» **Given problem**
All lines from the beginning of the listing through the line with "const panelNames = ['S1', 'S2', 'S3', 'S4', 'S5', 'S6'];" are to be copied word for word; the pictures are not.

-.-.-

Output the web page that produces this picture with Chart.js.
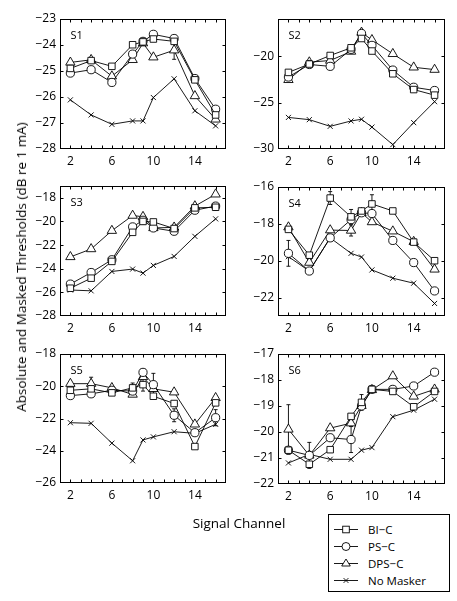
<!DOCTYPE html>
<html>
<head>
<meta charset="utf-8">
<script src="https://cdn.jsdelivr.net/npm/chart.js@4"></script>
<style>
  html, body { margin:0; padding:0; background:#fff; }
  body { width:457px; height:601px; position:relative; overflow:hidden; font-family:'Open Sans', sans-serif; color:#000; }
  canvas.panel { position:absolute; }
  #ytitle { position:absolute; left:21px; top:267px; transform:translate(-50%,-50%) rotate(-90deg); white-space:nowrap; font-size:13.5px; }
  #xtitle { position:absolute; left:239px; top:523px; transform:translate(-50%,-50%); white-space:nowrap; font-size:13.5px; }
  #legend { position:absolute; left:328px; top:514px; width:120px; border:1px solid #000; background:#fff; padding-top:6px; box-sizing:content-box; height:70px; }
  .row { height:17px; display:flex; align-items:center; font-size:11.5px; }
  .row svg { margin-left:5px; margin-right:10px; }
</style>
</head>
<body>
<canvas class="panel" id="c1" width="240" height="175" style="left:0;top:0"></canvas>
<canvas class="panel" id="c2" width="217" height="175" style="left:240px;top:0"></canvas>
<canvas class="panel" id="c3" width="240" height="175" style="left:0;top:167px"></canvas>
<canvas class="panel" id="c4" width="217" height="174" style="left:240px;top:168px"></canvas>
<canvas class="panel" id="c5" width="240" height="174" style="left:0;top:335px"></canvas>
<canvas class="panel" id="c6" width="217" height="175" style="left:240px;top:335px"></canvas>
<div id="ytitle">Absolute and Masked Thresholds (dB re 1 mA)</div>
<div id="xtitle">Signal Channel</div>
<div id="legend"></div>
<script>
// ---------- data ----------
const xs = [2, 4, 6, 8, 9, 10, 12, 14, 16];
const xTickLabels = [2, 6, 10, 14];
const seriesNames = ['BI\u2212C', 'PS\u2212C', 'DPS\u2212C', 'No Masker'];
const panelNames = ['S1', 'S2', 'S3', 'S4', 'S5', 'S6'];

const s1BIC = [-24.9, -24.6, -24.82, -23.99, -23.88, -23.77, -23.86, -25.34, -26.69];
const s1PSC = [-25.08, -24.95, -25.44, -24.35, -23.86, -23.59, -23.75, -25.29, -26.47];
const s1DPSC = [-24.67, -24.57, -25.2, -24.57, -23.93, -24.47, -24.2, -25.96, -26.86];
const s1NoMasker = [-26.11, -26.69, -27.05, -26.92, -26.92, -26.02, -25.3, -26.53, -27.11];
const s1Ticks = [-28, -27, -26, -25, -24, -23];

const s2BIC = [-21.75, -20.85, -19.93, -19.1, -18.1, -19.45, -21.9, -23.6, -24.2];
const s2PSC = [-22.25, -20.9, -21.1, -19.27, -17.56, -18.84, -21.5, -23.35, -23.7];
const s2DPSC = [-22.55, -20.65, -20.47, -19.5, -17.45, -18.25, -19.75, -21.2, -21.45];
const s2NoMasker = [-26.6, -26.84, -27.56, -26.98, -26.8, -27.64, -29.53, -27.16, -24.9];
const s2Ticks = [-30, -25, -20];

const s3BIC = [-25.65, -24.8, -23.38, -20.92, -20.0, -20.04, -20.6, -18.85, -18.8];
const s3PSC = [-25.3, -24.32, -23.24, -20.46, -19.9, -20.55, -20.83, -19.05, -18.7];
const s3DPSC = [-23.0, -22.33, -20.78, -19.5, -19.6, -20.55, -20.5, -18.7, -17.7];
const s3NoMasker = [-25.8, -25.87, -24.23, -24.03, -24.37, -23.72, -22.96, -21.26, -19.78];
const s3Ticks = [-28, -26, -24, -22, -20, -18];

const s4BIC = [-18.3, -19.7, -16.6, -17.62, -17.3, -16.92, -17.3, -18.99, -20.0];
const s4PSC = [-19.6, -20.56, -18.76, -17.77, -17.4, -17.44, -18.9, -20.1, -21.64];
const s4DPSC = [-18.18, -20.1, -18.34, -18.36, -17.4, -17.9, -18.4, -18.97, -20.47];
const s4NoMasker = [-19.78, -20.56, -18.76, -19.6, -19.8, -20.5, -20.95, -21.22, -22.32];
const s4Ticks = [-22, -20, -18, -16];

const s5BIC = [-20.25, -20.16, -20.41, -20.1, -19.9, -20.62, -21.07, -23.74, -21.03];
const s5PSC = [-20.58, -20.47, -20.25, -20.3, -19.14, -19.9, -21.8, -22.88, -21.95];
const s5DPSC = [-19.84, -19.84, -20.1, -20.51, -19.42, -20.16, -20.37, -22.36, -20.72];
const s5NoMasker = [-22.26, -22.3, -23.53, -24.62, -23.33, -23.14, -22.82, -22.92, -22.36];
const s5Ticks = [-26, -24, -22, -20, -18];

const s6BIC = [-20.7, -21.24, -20.68, -19.4, -18.86, -18.36, -18.44, -19.03, -18.44];
const s6PSC = [-20.7, -20.9, -20.22, -20.29, -19.0, -18.36, -18.36, -18.23, -17.7];
const s6DPSC = [-19.9, -20.9, -19.85, -19.66, -18.99, -18.38, -17.85, -18.63, -18.36];
const s6NoMasker = [-21.19, -20.86, -21.05, -21.05, -20.7, -20.6, -19.41, -19.16, -18.74];
const s6Ticks = [-22, -21, -20, -19, -18, -17];

// error bar half-widths (dB), aligned with xs
const s1DPSCErr = [0, 0, 0, 0, 0, 0, 0.35, 0, 0];
const s4PSCErr = [0.7, 0, 0, 0, 0, 0, 0, 0, 0];
const s4BICErr = [0, 0, 0.35, 0.4, 0, 0.5, 0, 0, 0];
const s4DPSCErr = [0, 0, 0, 0.3, 0, 0, 0, 0, 0];
const s5BICErr = [0, 0, 0, 0.3, 0.4, 0, 0, 0, 0];
const s5PSCErr = [0, 0, 0, 0, 0, 0.7, 0.4, 0, 0.5];
const s5DPSCErr = [0, 0.4, 0, 0, 0, 0, 0, 0, 0];
const s6PSCErr = [0, 0.5, 0, 0.5, 0, 0, 0, 0, 0];
const s6DPSCErr = [0.95, 0, 0, 0, 0, 0, 0, 0, 0];
const s6BICErr = [0, 0, 0, 0, 0.3, 0, 0, 0, 0];

// ---------- styles ----------
const pointStyles = ['rect', 'circle', 'triangle', 'crossRot'];
const pointRadii = [4.6, 4.1, 5.4, 3.6];

const panels = [
  { id:'c1', series:[s1BIC, s1PSC, s1DPSC, s1NoMasker], errs:[null, null, s1DPSCErr, null], min:-28, max:-23, ticks:s1Ticks, yw:60, pr:14 },
  { id:'c2', series:[s2BIC, s2PSC, s2DPSC, s2NoMasker], errs:[null, null, null, null], min:-30, max:-16, ticks:s2Ticks, yw:38, pr:12 },
  { id:'c3', series:[s3BIC, s3PSC, s3DPSC, s3NoMasker], errs:[null, null, null, null], min:-28, max:-17, ticks:s3Ticks, yw:60, pr:14 },
  { id:'c4', series:[s4BIC, s4PSC, s4DPSC, s4NoMasker], errs:[s4BICErr, s4PSCErr, s4DPSCErr, null], min:-23, max:-16, ticks:s4Ticks, yw:38, pr:12 },
  { id:'c5', series:[s5BIC, s5PSC, s5DPSC, s5NoMasker], errs:[s5BICErr, s5PSCErr, s5DPSCErr, null], min:-26, max:-18, ticks:s5Ticks, yw:60, pr:14 },
  { id:'c6', series:[s6BIC, s6PSC, s6DPSC, s6NoMasker], errs:[s6BICErr, s6PSCErr, s6DPSCErr, null], min:-22, max:-17, ticks:s6Ticks, yw:38, pr:12 }
];

const FONT = "'Open Sans', sans-serif";
const fmt = v => String(v).replace('-', '\u2212');

const errorBarPlugin = {
  id: 'errbars',
  beforeDatasetsDraw(chart) {
    const { ctx, scales: { x, y } } = chart;
    ctx.save();
    ctx.strokeStyle = '#000';
    ctx.lineWidth = 0.9;
    chart.data.datasets.forEach(ds => {
      if (!ds.errorBars) return;
      ds.errorBars.forEach((e, j) => {
        if (!e) return;
        const p = ds.data[j];
        const px = x.getPixelForValue(p.x);
        const t = y.getPixelForValue(p.y + e), b = y.getPixelForValue(p.y - e);
        ctx.beginPath();
        ctx.moveTo(px, t); ctx.lineTo(px, b);
        ctx.moveTo(px - 2, t); ctx.lineTo(px + 2, t);
        ctx.moveTo(px - 2, b); ctx.lineTo(px + 2, b);
        ctx.stroke();
      });
    });
    ctx.restore();
  }
};

const framePlugin = {
  id: 'frame',
  afterDraw(chart, args, opts) {
    const { ctx, chartArea: a, scales: { x, y } } = chart;
    ctx.save();
    ctx.strokeStyle = '#000';
    ctx.lineWidth = 1;
    const L = Math.round(a.left) + 0.5, R = Math.round(a.right) - 0.5;
    const T = Math.round(a.top) + 0.5, B = Math.round(a.bottom) - 0.5;
    ctx.strokeRect(L, T, R - L, B - T);
    ctx.beginPath();
    x.ticks.forEach(t => {
      if (t.value <= x.min || t.value >= x.max) return;
      const px = Math.round(x.getPixelForValue(t.value)) + 0.5;
      ctx.moveTo(px, B); ctx.lineTo(px, B - 3);
      ctx.moveTo(px, T); ctx.lineTo(px, T + 3);
    });
    y.ticks.forEach(t => {
      if (t.value <= y.min || t.value >= y.max) return;
      const py = Math.round(y.getPixelForValue(t.value)) + 0.5;
      ctx.moveTo(L, py); ctx.lineTo(L + 3, py);
      ctx.moveTo(R, py); ctx.lineTo(R - 3, py);
    });
    ctx.stroke();
    ctx.fillStyle = '#000';
    ctx.font = "11px " + FONT;
    ctx.textBaseline = 'alphabetic';
    ctx.fillText(opts.label, a.left + 10.5, a.top + 19.5);
    ctx.restore();
  }
};

panels.forEach((p, k) => {
  const datasets = p.series.map((vals, i) => ({
    label: seriesNames[i],
    data: xs.map((xv, j) => ({ x: xv, y: vals[j] })),
    errorBars: p.errs[i],
    borderColor: '#000',
    borderWidth: 0.9,
    pointStyle: pointStyles[i],
    pointRadius: pointRadii[i],
    pointBackgroundColor: '#fff',
    pointBorderColor: '#000',
    pointBorderWidth: 0.9,
    fill: false,
    tension: 0,
    clip: false
  }));
  new Chart(document.getElementById(p.id), {
    type: 'line',
    data: { datasets },
    options: {
      responsive: false,
      animation: false,
      devicePixelRatio: 1,
      layout: { padding: { left: 0, right: p.pr, top: 19, bottom: 0 } },
      plugins: { legend: { display: false }, tooltip: { enabled: false }, frame: { label: panelNames[k] } },
      scales: {
        x: {
          type: 'linear', min: 1, max: 17,
          afterFit: s => { s.height = 26; },
          grid: { display: false, drawTicks: false },
          border: { display: false },
          ticks: {
            stepSize: 1, autoSkip: false, maxRotation: 0, padding: 5,
            color: '#000', font: { family: FONT, size: 12 },
            callback: v => xTickLabels.includes(v) ? String(v) : ''
          }
        },
        y: {
          type: 'linear', min: p.min, max: p.max,
          afterFit: s => { s.width = p.yw; },
          afterBuildTicks: s => { s.ticks = p.ticks.map(v => ({ value: v })); },
          grid: { display: false, drawTicks: false },
          border: { display: false },
          ticks: {
            autoSkip: false, padding: 4,
            color: '#000', font: { family: FONT, size: 12 },
            callback: v => fmt(v)
          }
        }
      }
    },
    plugins: [errorBarPlugin, framePlugin]
  });
});

// ---------- legend ----------
function markerSvg(style) {
  const c = 'stroke="#000" stroke-width="0.9"';
  let m = '';
  if (style === 'rect') m = `<rect x="8.7" y="3.2" width="6.6" height="6.6" fill="#fff" ${c}/>`;
  else if (style === 'circle') m = `<circle cx="12" cy="6.5" r="4" fill="#fff" ${c}/>`;
  else if (style === 'triangle') m = `<polygon points="12,2 16.3,9 7.7,9" fill="#fff" ${c}/>`;
  else m = `<path d="M9.6,4.1 L14.4,8.9 M14.4,4.1 L9.6,8.9" ${c}/>`;
  return `<svg width="24" height="13" viewBox="0 0 24 13"><line x1="0" y1="6.5" x2="24" y2="6.5" ${c}/>${m}</svg>`;
}
const leg = document.getElementById('legend');
seriesNames.forEach((n, i) => {
  const r = document.createElement('div');
  r.className = 'row';
  r.innerHTML = markerSvg(pointStyles[i]) + '<span>' + n + '</span>';
  leg.appendChild(r);
});
</script>
</body>
</html>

-.-.-

» **Output of the exercise**
Output the web page that produces this picture with Chart.js.
<!DOCTYPE html>
<html>
<head>
<meta charset="utf-8">
<script src="https://cdn.jsdelivr.net/npm/chart.js@4"></script>
<style>
  html, body { margin:0; padding:0; background:#fff; }
  body { width:457px; height:601px; position:relative; overflow:hidden; font-family:'Open Sans', sans-serif; color:#000; }
  canvas.panel { position:absolute; }
  #ytitle { position:absolute; left:21px; top:267px; transform:translate(-50%,-50%) rotate(-90deg); white-space:nowrap; font-size:13.5px; }
  #xtitle { position:absolute; left:239px; top:523px; transform:translate(-50%,-50%); white-space:nowrap; font-size:13.5px; }
  #legend { position:absolute; left:328px; top:514px; width:120px; border:1px solid #000; background:#fff; padding-top:6px; box-sizing:content-box; height:70px; }
  .row { height:17px; display:flex; align-items:center; font-size:11.5px; }
  .row svg { margin-left:5px; margin-right:10px; }
</style>
</head>
<body>
<canvas class="panel" id="c1" width="240" height="175" style="left:0;top:0"></canvas>
<canvas class="panel" id="c2" width="217" height="175" style="left:240px;top:0"></canvas>
<canvas class="panel" id="c3" width="240" height="175" style="left:0;top:167px"></canvas>
<canvas class="panel" id="c4" width="217" height="174" style="left:240px;top:168px"></canvas>
<canvas class="panel" id="c5" width="240" height="174" style="left:0;top:335px"></canvas>
<canvas class="panel" id="c6" width="217" height="175" style="left:240px;top:335px"></canvas>
<div id="ytitle">Absolute and Masked Thresholds (dB re 1 mA)</div>
<div id="xtitle">Signal Channel</div>
<div id="legend"></div>
<script>
// ---------- data ----------
const xs = [2, 4, 6, 8, 9, 10, 12, 14, 16];
const xTickLabels = [2, 6, 10, 14];
const seriesNames = ['BI\u2212C', 'PS\u2212C', 'DPS\u2212C', 'No Masker'];
const panelNames = ['S1', 'S2', 'S3', 'S4', 'S5', 'S6'];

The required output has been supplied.